I've lived in southern New England, US all my life and we deal with heat waves almost every year. Around here a heat wave is defined as three or more days in a row with a high temperature of 90 degrees F (32.2C). Every tank I've had has survived a number of heat waves despite not having air conditioning (AC) for most of them. I've been in the top floor of a few apartments for some of those. As I was growing up, AC was a luxury we could not afford and my mother knew how to keep a place cool without it. Her place felt like it had AC. Simple things like blocking as much sunlight as possible with the use of blackout curtains and shades and keeping exterior doors closed can do wonders. Also, taking advantage of cooler PM temps to remove as much excess heat as possible was key. In fact, as I am typing this, I'm having trouble resisting the urge to turn on my lights because I have all the curtains and shades drawn in the middle of the afternoon.
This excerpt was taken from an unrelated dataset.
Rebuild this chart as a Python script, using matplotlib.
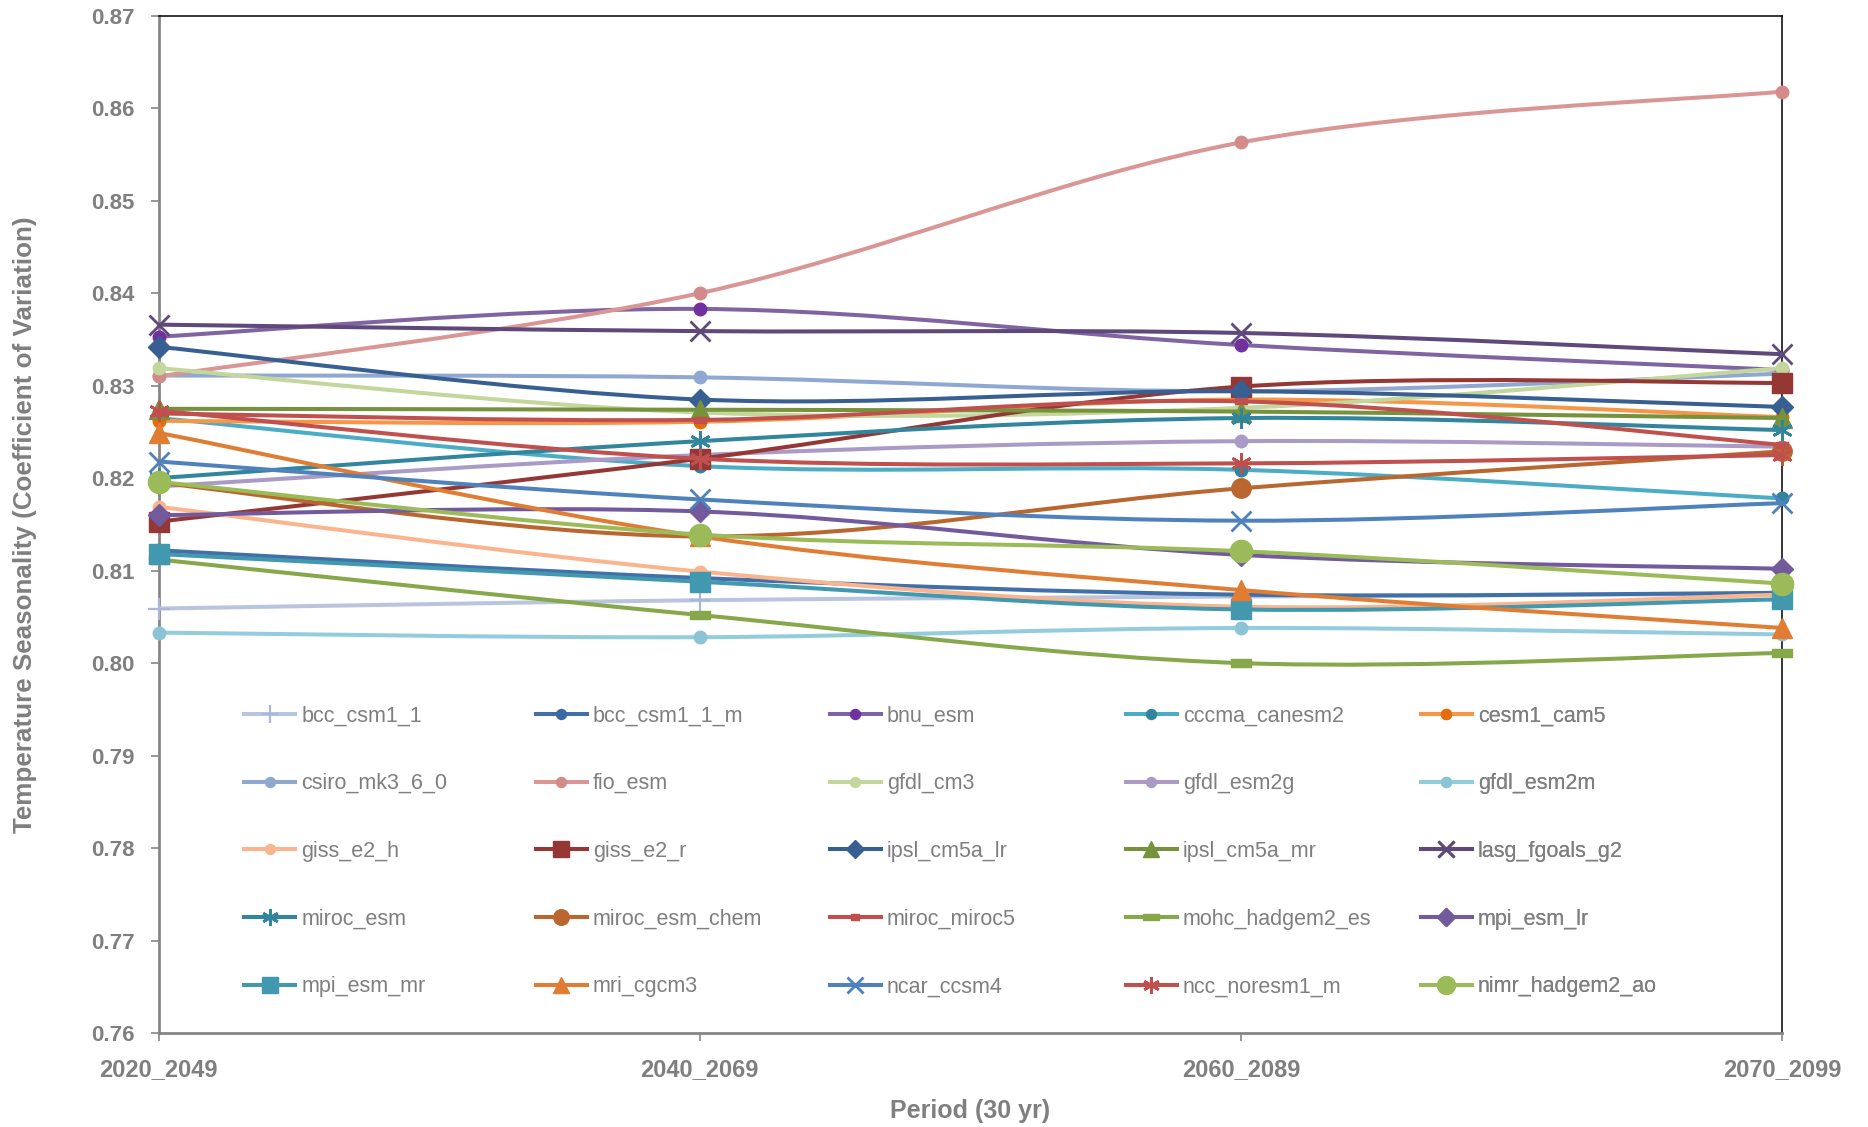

I think most of us will agree that most healthy tanks and fish can take three or more days of higher than recommended temperatures. Even cold water systems. The exceptions being sick fish, reef tanks, tanks and some more sensitive species. The smart recommendation around here is not to directly cool the water but to cool the room. If the water gets a bit warm the temperature swings are less dramatic and it is usually easier than trying to cool the water directly. The only tanks I've seen utilizing chillers to cool the water are reef tanks and other extremely high end saltwater tanks. In fact, more fish are killed by unnecessarily trying to cool water in a way that is hard to control than are killed by the excess heat. The use of electric coolers is a way to cool the water in a controlled fashion and they are used for those high end tanks, but their use is self contradicting for the average hobbyist because the unit is usually in the same space as the tank. They work by removing heat from the water. Guess where that heat goes. Right back into the room plus some more that for the work the unit is doing in order to function, making it even warmer in that room. In turn, rewarming the tank and making the cooler work that much harder. That's why cooling the room is the smart move and is often cheaper.
Another thing to consider is that the warmer the water is, the less capable it is to contain dissolved oxygen. That is why fish hang out near the top when the water is warm. The water at the lower levels does not have enough oxygen. It's not because they cannot handle the temperature. The carbon dioxide/oxygen exchange happens at the surface. A very good way to alleviate hovering at the surface is to increase water circulation. Increasing circulation gets more water to the surface, faster. As long as they are not bouncing off the walls or ornamentation, even fish that prefer slower moving waters will benefit from increased circulation in higher than normal temperatures. I prefer to increase filtration instead of just adding water movers like airstones, powerheads, and wavemakers. My philosophy is: If you are going to move the water, why not filter it? Just put a sponge on it. (I love sponge filters.)
Hope that helps. Good day and good fish. This is Rob, signing off.